Generate

This module provides the functionality to generate synthetic records.

Before using this module you must have already:

  • Created a config

  • Trained a model

gretel_synthetics.generate.PredString

alias of gretel_synthetics.generate.pred_string

class gretel_synthetics.generate.gen_text(valid: bool = None, text: str = None, explain: str = None, delimiter: str = None)

A record that is yielded from the generate_text generator.

valid

True, False, or None. If the line passed a validation function, then this will be True. If the validation function raised an exception then this will be automatically set to False. If no validation function is used, then this value will be None.

text

The actual record as a string

explain

A string that describes why a record failed validation. This is the string representation of the Exception that is thrown in a validation function. This will only be set if validation fails, otherwise will be None.

delimiter

If the generated text are column/field based records. This will hold the delimiter used to separate the fields from each other.

as_dict() → dict

Serialize the generated record to a dictionary

values_as_list() → List[str]

Attempt to split the generated text on the provided delimiter

Returns

A list of values that are separated by the object’s delimiter or None is there is no delimiter in the text

gretel_synthetics.generate.generate_text(config: BaseConfig, start_string: str = '<n>', line_validator: Callable = None, max_invalid: int = 1000, num_lines: int = None)
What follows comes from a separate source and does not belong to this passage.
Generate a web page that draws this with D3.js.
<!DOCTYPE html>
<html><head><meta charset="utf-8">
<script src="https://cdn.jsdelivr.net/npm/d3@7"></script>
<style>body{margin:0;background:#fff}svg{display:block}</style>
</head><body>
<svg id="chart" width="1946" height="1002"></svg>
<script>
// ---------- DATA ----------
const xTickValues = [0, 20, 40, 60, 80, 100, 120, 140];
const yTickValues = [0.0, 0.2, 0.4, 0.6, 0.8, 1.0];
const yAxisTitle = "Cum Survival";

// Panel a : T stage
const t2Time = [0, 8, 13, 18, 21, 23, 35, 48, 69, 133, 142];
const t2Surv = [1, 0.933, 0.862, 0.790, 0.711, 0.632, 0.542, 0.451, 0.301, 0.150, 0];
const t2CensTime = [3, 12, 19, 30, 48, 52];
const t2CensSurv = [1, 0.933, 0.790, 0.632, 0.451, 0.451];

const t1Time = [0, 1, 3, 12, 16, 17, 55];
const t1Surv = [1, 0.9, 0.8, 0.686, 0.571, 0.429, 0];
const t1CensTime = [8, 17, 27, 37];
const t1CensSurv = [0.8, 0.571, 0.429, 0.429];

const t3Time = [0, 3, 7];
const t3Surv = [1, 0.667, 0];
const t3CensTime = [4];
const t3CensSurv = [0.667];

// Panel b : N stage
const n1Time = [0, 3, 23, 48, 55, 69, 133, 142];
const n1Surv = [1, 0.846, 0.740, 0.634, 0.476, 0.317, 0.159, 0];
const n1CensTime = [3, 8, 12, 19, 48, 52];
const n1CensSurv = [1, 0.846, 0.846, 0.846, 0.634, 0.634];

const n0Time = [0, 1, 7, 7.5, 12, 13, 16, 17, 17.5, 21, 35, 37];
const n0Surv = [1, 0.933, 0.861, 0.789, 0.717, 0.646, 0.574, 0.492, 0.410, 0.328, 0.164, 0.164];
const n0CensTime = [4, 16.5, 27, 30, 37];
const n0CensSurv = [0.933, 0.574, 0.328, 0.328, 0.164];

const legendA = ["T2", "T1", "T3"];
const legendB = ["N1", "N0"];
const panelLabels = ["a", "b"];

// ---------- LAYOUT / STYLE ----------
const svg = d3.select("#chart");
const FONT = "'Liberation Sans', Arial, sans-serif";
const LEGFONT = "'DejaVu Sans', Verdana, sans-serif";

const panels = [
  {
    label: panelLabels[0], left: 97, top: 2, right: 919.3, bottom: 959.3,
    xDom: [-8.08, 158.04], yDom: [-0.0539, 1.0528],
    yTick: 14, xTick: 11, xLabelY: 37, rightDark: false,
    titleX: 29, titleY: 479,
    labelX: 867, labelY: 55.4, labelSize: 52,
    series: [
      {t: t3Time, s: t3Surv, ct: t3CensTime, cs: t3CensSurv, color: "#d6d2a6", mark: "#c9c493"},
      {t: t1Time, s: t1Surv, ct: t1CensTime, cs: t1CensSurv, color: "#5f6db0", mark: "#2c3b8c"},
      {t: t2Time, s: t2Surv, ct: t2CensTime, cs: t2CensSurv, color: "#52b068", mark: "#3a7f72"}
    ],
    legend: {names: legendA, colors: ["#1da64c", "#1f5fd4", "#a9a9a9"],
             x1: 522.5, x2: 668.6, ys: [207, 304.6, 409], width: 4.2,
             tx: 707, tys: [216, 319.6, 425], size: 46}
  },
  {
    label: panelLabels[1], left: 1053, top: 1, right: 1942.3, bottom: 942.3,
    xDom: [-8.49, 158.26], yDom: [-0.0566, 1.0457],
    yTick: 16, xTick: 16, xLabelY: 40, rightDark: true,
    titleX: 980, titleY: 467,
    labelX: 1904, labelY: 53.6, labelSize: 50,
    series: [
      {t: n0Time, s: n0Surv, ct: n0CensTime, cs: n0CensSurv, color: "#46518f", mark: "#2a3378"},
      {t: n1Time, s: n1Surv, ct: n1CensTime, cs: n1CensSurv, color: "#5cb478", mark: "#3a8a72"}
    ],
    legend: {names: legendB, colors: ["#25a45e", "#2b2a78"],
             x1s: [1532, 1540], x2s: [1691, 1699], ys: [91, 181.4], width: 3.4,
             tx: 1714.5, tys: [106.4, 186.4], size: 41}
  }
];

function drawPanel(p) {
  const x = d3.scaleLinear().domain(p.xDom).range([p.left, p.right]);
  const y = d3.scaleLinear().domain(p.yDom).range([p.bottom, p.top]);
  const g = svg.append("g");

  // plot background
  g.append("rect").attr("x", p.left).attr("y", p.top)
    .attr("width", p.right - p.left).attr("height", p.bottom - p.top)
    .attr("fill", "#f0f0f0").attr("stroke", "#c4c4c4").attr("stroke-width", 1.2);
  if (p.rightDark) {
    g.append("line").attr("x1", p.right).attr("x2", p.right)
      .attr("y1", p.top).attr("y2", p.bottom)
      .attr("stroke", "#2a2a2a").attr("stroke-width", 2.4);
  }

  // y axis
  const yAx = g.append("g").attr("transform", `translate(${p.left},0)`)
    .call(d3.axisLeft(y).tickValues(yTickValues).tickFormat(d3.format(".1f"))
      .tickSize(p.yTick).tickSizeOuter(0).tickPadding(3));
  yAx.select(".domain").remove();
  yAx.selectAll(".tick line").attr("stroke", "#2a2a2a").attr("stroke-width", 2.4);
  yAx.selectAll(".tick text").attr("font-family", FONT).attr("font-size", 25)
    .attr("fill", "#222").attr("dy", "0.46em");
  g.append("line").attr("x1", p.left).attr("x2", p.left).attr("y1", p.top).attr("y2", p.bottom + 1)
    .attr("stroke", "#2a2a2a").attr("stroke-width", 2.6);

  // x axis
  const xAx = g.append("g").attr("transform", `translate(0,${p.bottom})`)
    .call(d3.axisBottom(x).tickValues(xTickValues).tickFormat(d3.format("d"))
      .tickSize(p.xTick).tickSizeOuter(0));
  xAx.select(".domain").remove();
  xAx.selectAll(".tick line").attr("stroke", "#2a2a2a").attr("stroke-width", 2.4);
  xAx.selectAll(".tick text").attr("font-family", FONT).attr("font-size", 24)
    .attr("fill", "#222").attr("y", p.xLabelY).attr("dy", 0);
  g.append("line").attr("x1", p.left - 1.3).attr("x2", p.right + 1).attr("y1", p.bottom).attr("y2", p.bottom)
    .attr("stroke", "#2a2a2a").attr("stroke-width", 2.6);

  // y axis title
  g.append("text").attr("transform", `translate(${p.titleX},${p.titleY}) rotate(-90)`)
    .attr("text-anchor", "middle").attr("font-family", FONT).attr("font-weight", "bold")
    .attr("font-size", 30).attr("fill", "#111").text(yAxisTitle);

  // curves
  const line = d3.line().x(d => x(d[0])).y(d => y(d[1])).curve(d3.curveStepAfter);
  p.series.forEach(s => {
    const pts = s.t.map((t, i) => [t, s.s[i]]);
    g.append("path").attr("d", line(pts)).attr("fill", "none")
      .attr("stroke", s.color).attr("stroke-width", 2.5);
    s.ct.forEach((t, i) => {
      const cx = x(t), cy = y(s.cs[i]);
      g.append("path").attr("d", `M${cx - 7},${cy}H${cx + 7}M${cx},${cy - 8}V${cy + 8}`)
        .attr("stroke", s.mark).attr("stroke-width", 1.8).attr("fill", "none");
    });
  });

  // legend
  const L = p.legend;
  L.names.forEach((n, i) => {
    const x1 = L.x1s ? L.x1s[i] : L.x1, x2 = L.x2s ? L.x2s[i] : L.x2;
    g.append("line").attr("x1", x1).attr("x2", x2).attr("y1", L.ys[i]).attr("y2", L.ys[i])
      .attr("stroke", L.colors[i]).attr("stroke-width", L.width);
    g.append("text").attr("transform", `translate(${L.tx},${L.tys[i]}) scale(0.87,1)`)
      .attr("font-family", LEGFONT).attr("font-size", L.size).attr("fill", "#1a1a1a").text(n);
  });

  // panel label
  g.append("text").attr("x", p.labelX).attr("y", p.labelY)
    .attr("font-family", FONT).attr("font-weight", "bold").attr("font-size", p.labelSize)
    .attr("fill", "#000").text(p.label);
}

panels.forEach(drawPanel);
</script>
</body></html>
A generator that will load a model and start creating records.

Parameters
  • config – A configuration object, which you must have created previously

  • start_string – A prefix string that is used to seed the record generation. By default we use a newline, but you may substitue any initial value here which will influence how the generator predicts what to generate.

  • line_validator – An optional callback validator function that will take the raw string value from the generator as a single argument. This validator can executue arbitrary code with the raw string value. The validator function may return a bool to indicate line validity. This boolean value will be set on the yielded gen_text object. Additionally, if the validator throws an exception, the gen_text object will be set with a failed validation. If the validator returns None, we will assume successful validation.

  • max_invalid – If using a line_validator, this is the maximum number of invalid lines to generate. If the number of invalid lines exceeds this value a RunTimeError will be raised.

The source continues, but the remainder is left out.